Voici, à la date du 1er janvier 2021, la nature des infractions et la durée des peines des condamnés au centre pénitentiaire de Luxembourg (CPL) et au centre pénitentiaire de Givenich (CPG), hommes et femmes confondus.

Nature des infractions des condamnés : stupéfiants : 53; vol simple 40; coups et blessures volontaires : 35; homicide volontaire : 34; vol à l’aide de violences : 28; viol : 17; vol qualifié : 17; tentative d’homicide volontaire : 16; circulation : 13; autres : 53.

Durée des peines prononcées : moins de 6 mois : 56; entre 6 mois et 1 an : 221; entre 1 an et 3 ans : 102; entre 3 ans et  5 ans : 39; supérieure à 5 ans : 20. Peines criminelles à temps (110 en tout) : moins de 10 ans : 43; entre 10 ans et 15 ans : 23; entre 15 ans et 20 ans : 18; entre 20 ans et 30 ans : 26. Réclusion à vie : 8.

« Le CPU attendu pour fin 2022 »

Le 30 juin 2017, le premier coup de pelle du futur centre pénitentiaire d’Uerschterhaff (CPU) à Sanem avait été donné. Aujourd’hui, le CPU est d’ores et déjà sorti de terre et sa mise en service est prévue pour la fin de l’année 2022. Sur la table depuis plusieurs années, la prison de Sanem a pour objectif de désengorger le centre pénitentiaire de Schrassig en accueillant exclusivement les personnes en détention provisoire, qu’on nomme les prévenus, c’est-à-dire les personnes en attente d’un jugement (le procès ou l’enquête est en cours).

Réparti sur un terrain de 8,6 hectares situé à proximité de Soleuvre, l’établissement pénitentiaire de Sanem sera encerclé d’un mur d’une hauteur de six mètres. D’une surface totale brute de 45 300 m² (la surface nette d’exploitation est de 23 100 m²), la future prison, qui devrait donc être opérationnelle fin 2022 ou au plus tard début 2023, pourra accueillir 400 personnes en détention provisoire et environ 300 membres du personnel. Le complexe répond, avec sa forme hexagonale, au plus près aux exigences organisationnelles et sécuritaires du service pénitentiaire.

Réalisés par le cabinet d’architectes Christian Bauer et Associés, les bâtiments seront répartis en trois zones.

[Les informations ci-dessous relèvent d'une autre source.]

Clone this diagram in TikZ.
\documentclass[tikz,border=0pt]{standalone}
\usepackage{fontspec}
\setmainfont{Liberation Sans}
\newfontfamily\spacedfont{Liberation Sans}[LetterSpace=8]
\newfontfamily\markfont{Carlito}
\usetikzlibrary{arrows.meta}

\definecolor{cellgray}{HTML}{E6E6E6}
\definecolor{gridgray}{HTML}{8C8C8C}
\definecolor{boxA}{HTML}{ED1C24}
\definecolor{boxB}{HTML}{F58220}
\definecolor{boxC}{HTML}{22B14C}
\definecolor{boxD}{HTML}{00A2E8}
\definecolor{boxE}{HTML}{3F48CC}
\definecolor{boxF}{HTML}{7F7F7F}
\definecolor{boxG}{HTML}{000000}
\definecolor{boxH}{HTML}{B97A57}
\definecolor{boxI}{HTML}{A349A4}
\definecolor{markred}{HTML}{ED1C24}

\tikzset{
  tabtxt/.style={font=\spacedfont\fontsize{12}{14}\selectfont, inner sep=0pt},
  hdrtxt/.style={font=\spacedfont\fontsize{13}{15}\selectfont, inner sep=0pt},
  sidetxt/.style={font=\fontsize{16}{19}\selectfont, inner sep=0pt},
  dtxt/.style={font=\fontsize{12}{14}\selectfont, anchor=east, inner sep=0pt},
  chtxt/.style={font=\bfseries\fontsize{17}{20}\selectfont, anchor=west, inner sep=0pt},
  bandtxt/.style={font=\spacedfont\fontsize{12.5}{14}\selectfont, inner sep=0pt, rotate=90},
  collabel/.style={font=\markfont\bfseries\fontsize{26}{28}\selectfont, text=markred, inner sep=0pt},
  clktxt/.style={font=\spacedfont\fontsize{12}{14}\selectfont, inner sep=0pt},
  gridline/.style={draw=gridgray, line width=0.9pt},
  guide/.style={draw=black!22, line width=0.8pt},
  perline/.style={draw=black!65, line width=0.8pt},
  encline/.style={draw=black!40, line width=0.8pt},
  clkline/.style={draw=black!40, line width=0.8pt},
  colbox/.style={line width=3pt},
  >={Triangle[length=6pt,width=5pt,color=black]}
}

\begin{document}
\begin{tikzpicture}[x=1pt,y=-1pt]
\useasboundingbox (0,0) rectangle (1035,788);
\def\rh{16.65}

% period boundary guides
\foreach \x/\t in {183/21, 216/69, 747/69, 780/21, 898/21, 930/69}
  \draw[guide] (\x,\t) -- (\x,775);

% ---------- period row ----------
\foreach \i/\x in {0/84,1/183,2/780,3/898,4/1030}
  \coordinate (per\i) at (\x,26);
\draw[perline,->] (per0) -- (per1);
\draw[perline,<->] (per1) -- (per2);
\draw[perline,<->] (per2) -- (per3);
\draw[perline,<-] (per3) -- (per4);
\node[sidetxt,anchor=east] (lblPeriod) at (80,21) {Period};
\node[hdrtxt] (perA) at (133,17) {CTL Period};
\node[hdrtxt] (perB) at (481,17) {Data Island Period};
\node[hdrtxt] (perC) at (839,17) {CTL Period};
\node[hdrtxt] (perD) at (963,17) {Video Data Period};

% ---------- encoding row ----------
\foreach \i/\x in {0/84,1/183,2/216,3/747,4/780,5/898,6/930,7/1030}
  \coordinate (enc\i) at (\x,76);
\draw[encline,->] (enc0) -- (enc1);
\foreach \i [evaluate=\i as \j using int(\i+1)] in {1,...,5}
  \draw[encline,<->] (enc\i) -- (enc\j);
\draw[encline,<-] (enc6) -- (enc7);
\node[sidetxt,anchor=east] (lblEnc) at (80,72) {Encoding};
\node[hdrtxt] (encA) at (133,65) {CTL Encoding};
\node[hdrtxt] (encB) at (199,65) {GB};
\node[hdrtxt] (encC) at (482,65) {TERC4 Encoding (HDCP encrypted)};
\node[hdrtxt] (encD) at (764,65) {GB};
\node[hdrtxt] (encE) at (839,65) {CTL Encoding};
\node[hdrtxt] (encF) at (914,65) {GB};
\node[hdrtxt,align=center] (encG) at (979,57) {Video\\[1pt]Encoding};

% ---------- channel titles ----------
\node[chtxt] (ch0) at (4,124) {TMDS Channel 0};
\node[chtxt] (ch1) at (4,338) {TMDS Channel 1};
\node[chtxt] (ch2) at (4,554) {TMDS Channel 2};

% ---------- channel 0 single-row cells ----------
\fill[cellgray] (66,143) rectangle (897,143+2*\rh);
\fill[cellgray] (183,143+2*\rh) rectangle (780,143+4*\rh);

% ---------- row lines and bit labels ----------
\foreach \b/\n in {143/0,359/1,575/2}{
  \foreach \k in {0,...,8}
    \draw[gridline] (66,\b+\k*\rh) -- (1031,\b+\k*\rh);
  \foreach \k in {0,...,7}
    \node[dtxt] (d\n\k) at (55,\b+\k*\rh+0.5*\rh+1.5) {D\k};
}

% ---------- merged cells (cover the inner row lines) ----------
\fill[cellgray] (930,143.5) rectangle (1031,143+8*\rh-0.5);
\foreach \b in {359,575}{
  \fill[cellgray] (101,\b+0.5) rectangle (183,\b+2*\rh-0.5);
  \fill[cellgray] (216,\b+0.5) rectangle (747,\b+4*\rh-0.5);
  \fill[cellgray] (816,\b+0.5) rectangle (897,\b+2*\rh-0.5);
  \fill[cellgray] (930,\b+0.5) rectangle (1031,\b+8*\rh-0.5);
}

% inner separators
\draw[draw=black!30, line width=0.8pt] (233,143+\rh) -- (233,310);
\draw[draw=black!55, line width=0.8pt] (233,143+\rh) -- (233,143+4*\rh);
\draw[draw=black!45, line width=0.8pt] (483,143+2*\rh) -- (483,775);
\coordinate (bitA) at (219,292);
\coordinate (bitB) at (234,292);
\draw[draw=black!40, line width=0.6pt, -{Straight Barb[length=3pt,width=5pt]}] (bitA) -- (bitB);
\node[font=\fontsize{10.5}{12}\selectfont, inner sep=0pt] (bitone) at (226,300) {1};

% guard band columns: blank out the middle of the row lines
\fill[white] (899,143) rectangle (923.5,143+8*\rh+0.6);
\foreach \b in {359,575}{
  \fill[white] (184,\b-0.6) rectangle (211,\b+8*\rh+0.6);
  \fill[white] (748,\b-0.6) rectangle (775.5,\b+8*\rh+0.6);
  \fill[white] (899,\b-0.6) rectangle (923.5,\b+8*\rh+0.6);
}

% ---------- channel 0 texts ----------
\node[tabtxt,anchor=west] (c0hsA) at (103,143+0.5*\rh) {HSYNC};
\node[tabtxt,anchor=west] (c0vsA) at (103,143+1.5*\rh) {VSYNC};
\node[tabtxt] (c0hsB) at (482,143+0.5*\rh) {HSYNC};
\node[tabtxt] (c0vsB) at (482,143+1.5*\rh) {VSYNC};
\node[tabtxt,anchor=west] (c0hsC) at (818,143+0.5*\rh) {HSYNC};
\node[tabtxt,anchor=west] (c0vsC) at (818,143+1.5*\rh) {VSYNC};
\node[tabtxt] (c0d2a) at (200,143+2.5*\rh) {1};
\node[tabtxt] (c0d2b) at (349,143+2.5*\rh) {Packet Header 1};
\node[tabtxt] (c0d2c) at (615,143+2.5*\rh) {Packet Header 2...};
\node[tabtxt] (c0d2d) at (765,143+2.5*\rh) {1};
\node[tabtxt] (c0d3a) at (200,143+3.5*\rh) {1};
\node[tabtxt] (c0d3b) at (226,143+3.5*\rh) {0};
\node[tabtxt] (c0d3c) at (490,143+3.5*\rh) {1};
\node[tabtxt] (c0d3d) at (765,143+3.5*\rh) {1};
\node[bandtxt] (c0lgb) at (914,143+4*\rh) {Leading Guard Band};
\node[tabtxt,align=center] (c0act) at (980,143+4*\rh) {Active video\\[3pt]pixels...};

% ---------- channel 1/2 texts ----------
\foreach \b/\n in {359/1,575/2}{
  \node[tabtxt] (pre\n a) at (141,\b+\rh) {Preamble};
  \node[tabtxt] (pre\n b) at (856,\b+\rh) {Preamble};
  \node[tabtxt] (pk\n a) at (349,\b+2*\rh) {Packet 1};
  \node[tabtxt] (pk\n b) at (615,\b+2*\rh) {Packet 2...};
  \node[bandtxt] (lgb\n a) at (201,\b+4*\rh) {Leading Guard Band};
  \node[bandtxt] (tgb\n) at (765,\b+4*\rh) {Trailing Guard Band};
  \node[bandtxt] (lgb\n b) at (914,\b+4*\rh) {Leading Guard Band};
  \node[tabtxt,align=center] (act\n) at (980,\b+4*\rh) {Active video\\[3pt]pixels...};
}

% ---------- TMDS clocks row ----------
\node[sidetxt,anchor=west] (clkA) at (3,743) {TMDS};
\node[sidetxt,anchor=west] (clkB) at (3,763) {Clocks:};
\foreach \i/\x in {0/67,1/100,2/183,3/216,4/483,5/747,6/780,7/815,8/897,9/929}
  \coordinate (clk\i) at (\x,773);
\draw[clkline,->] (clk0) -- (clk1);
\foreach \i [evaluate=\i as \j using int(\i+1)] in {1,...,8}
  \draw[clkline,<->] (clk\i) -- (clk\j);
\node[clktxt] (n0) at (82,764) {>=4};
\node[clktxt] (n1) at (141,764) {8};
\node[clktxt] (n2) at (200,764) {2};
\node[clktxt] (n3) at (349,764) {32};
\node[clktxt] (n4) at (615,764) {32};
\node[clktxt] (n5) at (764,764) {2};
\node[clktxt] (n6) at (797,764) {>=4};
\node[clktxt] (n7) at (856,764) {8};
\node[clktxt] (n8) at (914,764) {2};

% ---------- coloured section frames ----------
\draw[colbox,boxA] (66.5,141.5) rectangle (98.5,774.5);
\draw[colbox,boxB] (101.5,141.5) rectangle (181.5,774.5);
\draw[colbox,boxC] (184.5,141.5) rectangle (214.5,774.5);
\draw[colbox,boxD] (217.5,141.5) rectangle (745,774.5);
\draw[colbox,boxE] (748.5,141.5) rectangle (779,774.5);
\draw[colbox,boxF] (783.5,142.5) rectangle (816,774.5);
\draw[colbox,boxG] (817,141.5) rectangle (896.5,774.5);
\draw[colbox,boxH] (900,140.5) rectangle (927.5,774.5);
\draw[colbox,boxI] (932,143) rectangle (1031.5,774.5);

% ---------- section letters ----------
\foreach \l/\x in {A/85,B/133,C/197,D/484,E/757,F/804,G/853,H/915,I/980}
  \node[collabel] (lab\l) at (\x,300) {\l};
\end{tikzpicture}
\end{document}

Zone 1 : bâtiment d’entrée, sas de contrôle, service administratif, institut de formation pénitentiaire… Zone 2 : espaces visiteurs, auditions, admissions, hébergements des prévenus avec une répartition en quatre unités, infrastructures sportives, service médical… Zone 3 : service d’unité de garde et service mobile de la police grand-ducale assurant le transport des prévenus. Il existera trois types de cellules : les individuelles d’une surface nette de 11 m²; les doubles d’une surface nette de 15,8 m²; des doubles pour prévenus à mobilité réduite d’une surface nette de 18 m².

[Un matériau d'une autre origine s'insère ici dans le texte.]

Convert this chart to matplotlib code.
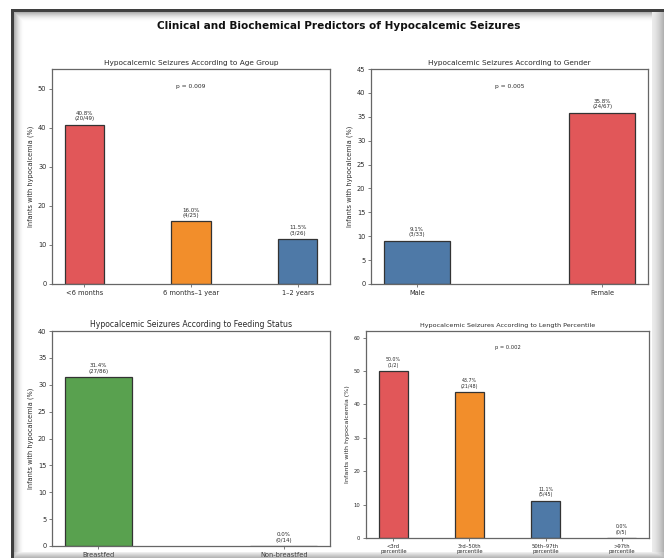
import numpy as np
import matplotlib
matplotlib.use("Agg")
import matplotlib.pyplot as plt

# ---- data ----
age_groups = ["<6 months", "6 months\u20131 year", "1\u20132 years"]
age_pct = [40.8, 16.0, 11.5]
age_counts = ["20/49", "4/25", "3/26"]

genders = ["Male", "Female"]
gender_pct = [9.1, 35.8]
gender_counts = ["3/33", "24/67"]

feeding = ["Breastfed", "Non-breastfed"]
feeding_pct = [31.4, 0.0]
feeding_counts = ["27/86", "0/14"]

length_groups = ["<3rd\npercentile", "3rd\u201350th\npercentile",
                 "50th\u201397th\npercentile", ">97th\npercentile"]
length_pct = [50.0, 43.7, 11.1, 0.0]
length_counts = ["1/2", "21/48", "5/45", "0/5"]

RED, ORANGE, BLUE, GREEN = "#E15759", "#F28E2B", "#4E79A7", "#59A14F"

W, H = 664, 558
fig = plt.figure(figsize=(W / 100, H / 100), dpi=100)
fig.patch.set_facecolor("white")

TXT = "#2a2a2a"
SPINE = "#666666"


def px_axes(left, right, top, bottom):
    return fig.add_axes([left / W, 1 - bottom / H, (right - left) / W, (bottom - top) / H])


def bar_panel(ax, cats, vals, counts, colors, title, ylim, ystep, pval=None,
              fs_title=5.3, fs_tick=4.8, fs_ann=4.0, fs_lab=4.8, width=0.37):
    x = np.arange(len(cats))
    ax.bar(x, vals, width=width, color=colors, edgecolor="#333333", linewidth=0.9)
    for xi, v, c in zip(x, vals, counts):
        ax.annotate(f"{v:.1f}%\n({c})", (xi, v), xytext=(0, 2.5), textcoords="offset points",
                    ha="center", va="bottom", fontsize=fs_ann, color=TXT, linespacing=1.1)
    ax.set_xticks(x)
    ax.set_xticklabels(cats, fontsize=fs_tick, color=TXT, linespacing=1.0)
    ax.set_ylim(0, ylim)
    ax.set_yticks(np.arange(0, ylim + 0.01, ystep))
    ax.tick_params(axis="y", labelsize=fs_tick, labelcolor=TXT, color=SPINE, length=2.5, width=0.6, pad=1.5)
    ax.tick_params(axis="x", color=SPINE, length=2.5, width=0.6, pad=1.5)
    ax.set_ylabel("Infants with hypocalcemia (%)", fontsize=fs_lab, color=TXT, labelpad=3)
    ax.set_title(title, fontsize=fs_title, color=TXT, pad=3)
    for s in ax.spines.values():
        s.set_color(SPINE)
        s.set_linewidth(0.9)
    if pval is not None:
        ax.text(0.5, 0.92, pval, transform=ax.transAxes, ha="center", va="center",
                fontsize=fs_ann + 0.3, color=TXT)


ax1 = px_axes(52, 330, 69, 284)
bar_panel(ax1, age_groups, age_pct, age_counts, [RED, ORANGE, BLUE],
          "Hypocalcemic Seizures According to Age Group", 55, 10, "p = 0.009")

ax2 = px_axes(371, 648, 69, 284)
bar_panel(ax2, genders, gender_pct, gender_counts, [BLUE, RED],
          "Hypocalcemic Seizures According to Gender", 45, 5, "p = 0.005", width=0.36)

ax3 = px_axes(52, 330, 331, 546)
bar_panel(ax3, feeding, feeding_pct, feeding_counts, [GREEN, "#999999"],
          "Hypocalcemic Seizures According to Feeding Status", 40, 5, None,
          fs_title=5.6, width=0.36)

ax4 = px_axes(366, 649, 331, 538)
bar_panel(ax4, length_groups, length_pct, length_counts, [RED, ORANGE, BLUE, "#999999"],
          "Hypocalcemic Seizures According to Length Percentile", 62, 10, "p = 0.002",
          fs_title=4.6, fs_tick=3.8, fs_ann=3.4, fs_lab=4.6, width=0.38)

fig.text(339 / W, 1 - 25.7 / H, "Clinical and Biochemical Predictors of Hypocalcemic Seizures",
         ha="center", va="center", fontsize=7.6, fontweight="bold", color="#111111")

# ---- window frame with inner shadow ----
ov = np.zeros((H, W, 4))
top, left = 9, 11
# dark border lines
ov[top:top + 3, left:, :3] = 0.25
ov[top:top + 3, left:, 3] = 1.0
ov[top:, left:left + 3, :3] = 0.25
ov[top:, left:left + 3, 3] = 1.0
# inward shadow gradient
for i in range(10):
    a = 0.45 * (1 - i / 10) ** 2
    r = top + 3 + i
    c = left + 3 + i
    ov[r, c:, :3] = 0.3
    ov[r, c:, 3] = np.maximum(ov[r, c:, 3], a)
    ov[r:, c, :3] = 0.3
    ov[r:, c, 3] = np.maximum(ov[r:, c, 3], a)
# right edge fade
for i in range(12):
    c = W - 12 + i
    a = 0.12 + 0.35 * (i / 11) ** 1.5
    ov[top + 3:, c, :3] = 0.35
    ov[top + 3:, c, 3] = a
# bottom edge
for i in range(6):
    r = H - 6 + i
    ov[r, left + 3:, :3] = 0.45
    ov[r, left + 3:, 3] = np.maximum(ov[r, left + 3:, 3], 0.12 + 0.08 * i)

oax = fig.add_axes([0, 0, 1, 1], zorder=10)
oax.imshow(ov, interpolation="nearest", aspect="auto", extent=(0, W, H, 0))
oax.set_axis_off()

fig.savefig("out.png", dpi=100)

La conception énergétique a été élaborée selon les normes et réglementations en vigueur, en suivant les objectifs d’efficacité de l’enveloppe extérieure, de réduction maximum des pertes énergétiques, de l’activation thermique des dalles, de l’optimisation des installations techniques pour une consommation d’énergie réduite au maximum… Le coût total de la construction a été budgétisé à 155,65 millions d’euros.